In an article recently posted to the Meta Research website, researchers introduced segment anything model 2 (SAM 2), a transformer-based model with streaming memory for real-time video segmentation. By leveraging a user-interactive data engine, SAM 2 achieved superior performance with 3× fewer interactions in video tasks and 6× faster image segmentation than its predecessor. They released the model, dataset, and an interactive demo to advance video segmentation and related tasks.
Related Work
Past work in image segmentation includes the SAM, which enabled flexible, zero-shot segmentation with various prompts and has been extended by methods like high-quality SAM (HQ-SAM) and efficiency-focused models such as efficientSAM and mobileSAM.
Interactive video object segmentation (VOS) has evolved with user input methods to propagate masks across frames, including graph-based optimization and modular designs. Semi-supervised VOS relies on initial frame masks and has seen advancements in neural network-based approaches and vision transformers.
Model Overview
The model extends SAM to handle image and video inputs by integrating a memory-based approach for real-time processing. SAM 2 uses point, box, and mask prompts on individual frames to define object boundaries and refines masks iteratively. Unlike SAM, SAM 2 leverages memories from past predictions and prompted frames, including those from future frames, to enhance its segmentation capabilities.
The architecture includes an image encoder for generating feature embeddings, memory attention for conditioning current frame features on past frames and prompts, and a prompt encoder and mask decoder like SAM’s but with added components to handle frame ambiguities and occlusions.
The memory encoder and memory bank manage past predictions and prompts, while training involves simulating interactive prompting on image and video data to predict ground-truth masklets sequentially.
Data Collection
To enable comprehensive video segmentation, a large and diverse dataset, segmentation anything in video (SA-V), was developed through a multi-phase data engine.

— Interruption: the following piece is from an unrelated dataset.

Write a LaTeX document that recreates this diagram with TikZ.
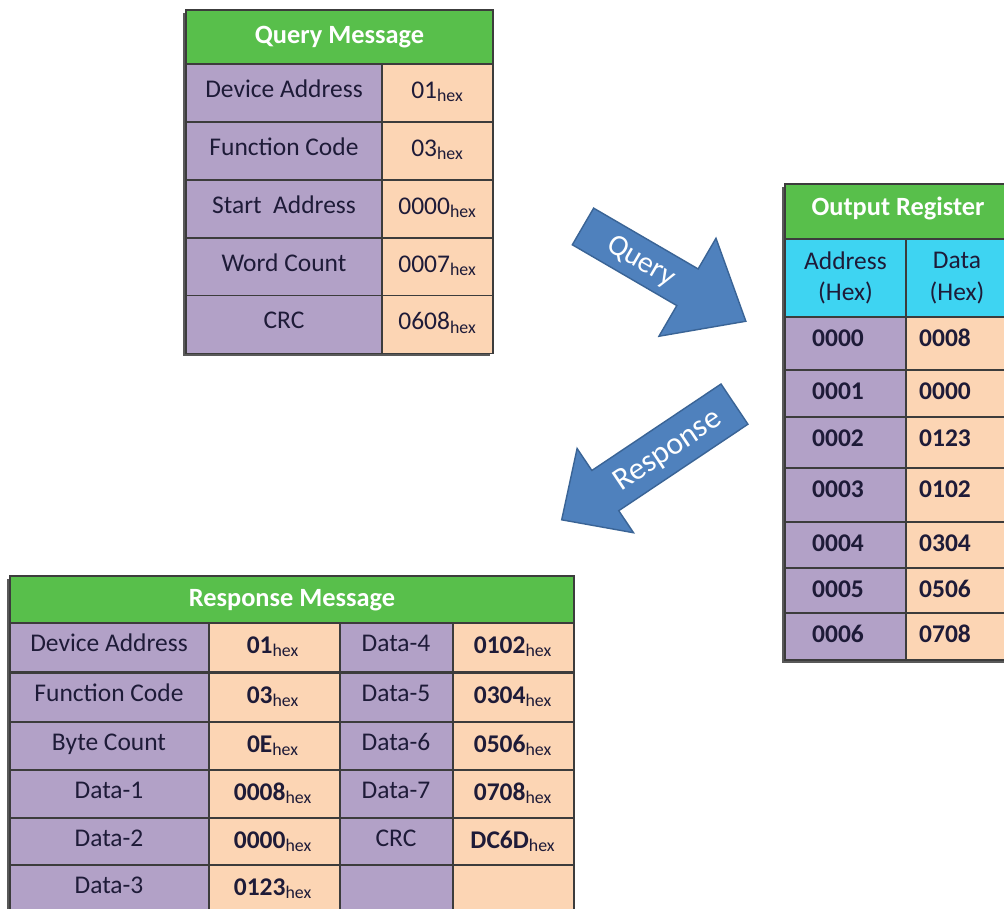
\documentclass[tikz,border=0pt]{standalone}
\usepackage{fontspec}
\setmainfont{Carlito}
\usetikzlibrary{shapes.arrows}

\definecolor{hdrgreen}{HTML}{58BF4B}
\definecolor{lilac}{HTML}{B2A1C7}
\definecolor{peach}{HTML}{FCD5B4}
\definecolor{cyanhd}{HTML}{3ED4F2}
\definecolor{ink}{HTML}{1E1B38}
\definecolor{gridline}{HTML}{3C3C3C}
\definecolor{arrowblue}{HTML}{4F81BD}
\definecolor{arrowline}{HTML}{3A6496}

\newcommand{\hx}{\textsubscript{\mdseries hex}}

\begin{document}
\begin{tikzpicture}[x=0.02cm, y=-0.02cm,
    cell/.style={draw=gridline, line width=0.7pt},
    shade/.style={fill=black!65},
    txt/.style={font=\fontsize{14.5}{18}\selectfont, text=ink, inner sep=0pt, text height=9pt, text depth=2pt},
    btxt/.style={txt, font=\fontsize{14.5}{18}\selectfont\bfseries},
    twoline/.style={font=\fontsize{14.5}{18}\selectfont, text=ink, inner sep=0pt, align=center},
    hdr/.style={font=\fontsize{15}{18}\selectfont\bfseries, text=white, inner sep=0pt},
    blockarr/.style={single arrow, draw=arrowline, fill=arrowblue, line width=0.8pt, inner xsep=0pt, text height=0pt, text depth=0pt},
    arrtxt/.style={text=white, inner sep=0pt}
]
\fill[white] (0,0) rectangle (1004,909);
\useasboundingbox (0,0) rectangle (1004,909);
\clip (0,0) rectangle (1004,909);

% query message
\fill[shade] (183,13) rectangle (490,356);
\path[cell, fill=hdrgreen] (186,10) rectangle (493,64);
\node[hdr] (qhead) at (339.5,37) {Query Message};
\foreach \y/\lab/\v [count=\i] in {64/Device Address/01, 122/Function Code/03, 180/Start~~Address/0000, 238/Word Count/0007, 295.5/CRC/0608}{
    \path[cell, fill=lilac] (186,\y) rectangle (382,\y+57.8);
    \path[cell, fill=peach] (382,\y) rectangle (493,\y+57.8);
    \node[txt] (qlab\i) at (284,\y+27) {\lab};
    \node[txt] (qval\i) at (437.5,\y+28) {\v\hx};
}

% output register
\fill[shade] (782,187) rectangle (1012,663);
\path[cell, fill=hdrgreen] (785,184) rectangle (1012,239);
\node[hdr] (ohead) at (898,208) {Output Register};
\path[cell, fill=cyanhd] (785,239) rectangle (906,317);
\path[cell, fill=cyanhd] (906,239) rectangle (1012,317);
\node[twoline] (oaddr) at (845.5,278) {Address\\(Hex)};
\node[twoline] (odata) at (957,278) {Data\\(Hex)};
\foreach \y/\h/\a/\d [count=\i] in {317/53/0000/0008, 370/47/0001/0000, 417/51/0002/0123, 468/54/0003/0102, 522/46/0004/0304, 568/45/0005/0506, 613/47/0006/0708}{
    \path[cell, fill=lilac] (785,\y) rectangle (906,\y+\h);
    \path[cell, fill=peach] (906,\y) rectangle (1012,\y+\h);
    \node[btxt] (oadr\i) at (838,\y+23) {\a};
    \node[btxt] (odat\i) at (945,\y+23) {\d};
}

% response message
\fill[shade] (7,579) rectangle (571,915);
\path[cell, fill=hdrgreen] (10,576) rectangle (574,623);
\node[hdr] (rhead) at (292,600) {Response Message};
\foreach \y/\a/\b/\c/\d [count=\i] in {623/Device Address/01\hx/Data-4/0102\hx, 673/Function Code/03\hx/Data-5/0304\hx, 722/Byte Count/0E\hx/Data-6/0506\hx, 770/Data-1/0008\hx/Data-7/0708\hx, 818/Data-2/0000\hx/CRC/DC6D\hx, 865/Data-3/0123\hx/{}/{}}{
    \path[cell, fill=lilac] (10,\y) rectangle (209,\y+48.5);
    \path[cell, fill=peach] (209,\y) rectangle (340,\y+48.5);
    \path[cell, fill=lilac] (340,\y) rectangle (453,\y+48.5);
    \path[cell, fill=peach] (453,\y) rectangle (574,\y+48.5);
    \node[txt] (rlab\i) at (109,\y+22) {\a};
    \node[btxt] (rval\i) at (273,\y+24) {\b};
    \node[txt] (rlabb\i) at (396,\y+22) {\c};
    \node[btxt] (rvalb\i) at (513,\y+24) {\d};
}

% block arrows
\node[blockarr, rotate=-30.2, inner ysep=0.41cm, minimum height=3.77cm, single arrow head extend=0.71cm, single arrow tip angle=80] (qarrow) at (653.5,267.5) {};
\node[arrtxt, rotate=-30.2, font=\fontsize{17}{19}\selectfont] (qtext) at (641,262) {Query};
\node[blockarr, rotate=33.8, shape border rotate=180, inner ysep=0.47cm, minimum height=4.16cm, single arrow head extend=0.53cm, single arrow tip angle=88] (rarrow) at (658.5,455) {};
\node[arrtxt, rotate=33.8, font=\fontsize{18}{20}\selectfont] (rtext) at (668,451) {Response};
\end{tikzpicture}
\end{document}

Initially, SAM was used for per-frame annotations, yielding high-quality masks but with a slower annotation process (37.8 seconds per frame).
The second phase introduced SAM 2, which sped up the process to 7.4 seconds per frame by temporally propagating masks and collecting 63.5K masklets. In the final phase, the fully featured SAM 2 was employed, integrating various prompts and temporal memory, which reduced the annotation time to 4.5 seconds per frame and resulted in the collection of 197.0K masklets.
The data engine phases resulted in a dataset of 50.9K videos with 642.6K masklets featuring diverse scenes and object types. The dataset includes manually annotated and automatically generated masklets to enhance coverage and identify model failures. With significantly more annotations than existing datasets, the SA-V dataset is split into training, validation, and test sets to cover challenging scenarios, ensuring robustness in video segmentation tasks.
SAM 2 Advancements
In evaluating SAM 2's performance on zero-shot video and image tasks, SAM 2 demonstrates notable improvements over previous methods. For video tasks, SAM 2 was tested in both offline and online settings for promptable video segmentation, using up to 3 clicks per frame.
Results showed that SAM 2 outperformed the previous baselines, SAM cross memory enhancement++ (SAM+XMem++), and SAM contrastive universe training for improved efficiency (SAM+Cutie), with significant gains in junction and feature (J&F) accuracy. SAM 2 achieved superior segmentation accuracy across 9 datasets, indicating its ability to provide high-quality video segmentation with fewer interactions. SAM 2 again surpassed previous methods in the semi-supervised VOS setting, showing enhanced performance with various prompts, including clicks, bounding boxes, and ground-truth masks.
SAM 2 was assessed across 37 zero-shot datasets on the image segmentation front, achieving higher average mIoU scores than its predecessor SAM. This improvement is attributed to the more effective Hiera image encoder used in SAM 2, resulting in faster processing speeds.
Integrating SA-1B and video data in training further boosted accuracy, particularly on video benchmarks and new datasets. SAM 2 excelled in interactive and non-interactive settings, reflecting its robust capability in handling a diverse range of segmentation tasks.
Ablation studies on SAM 2's design choices highlight the impact of training data mix, quantity, and quality on performance. Training on diverse datasets, including VOS and SA-1B, yielded the best results. Increasing data quantity consistently improved performance, with optimal results achieved using a mix of all available datasets.
Quality filtering strategies, such as using the most edited masklets, also enhanced performance but did not surpass using the full dataset. These findings underscore the importance of a well-rounded and high-quality training dataset in achieving superior segmentation results.
Conclusion
To sum up, SA evolved into the video domain by extending promotable segmentation, integrating memory capabilities into the SAM architecture for video, and utilizing the diverse SA-V dataset for training and benchmarking. SAM 2 marked a significant advancement in visual perception, with contributions serving as milestones that propelled further research and applications in the field.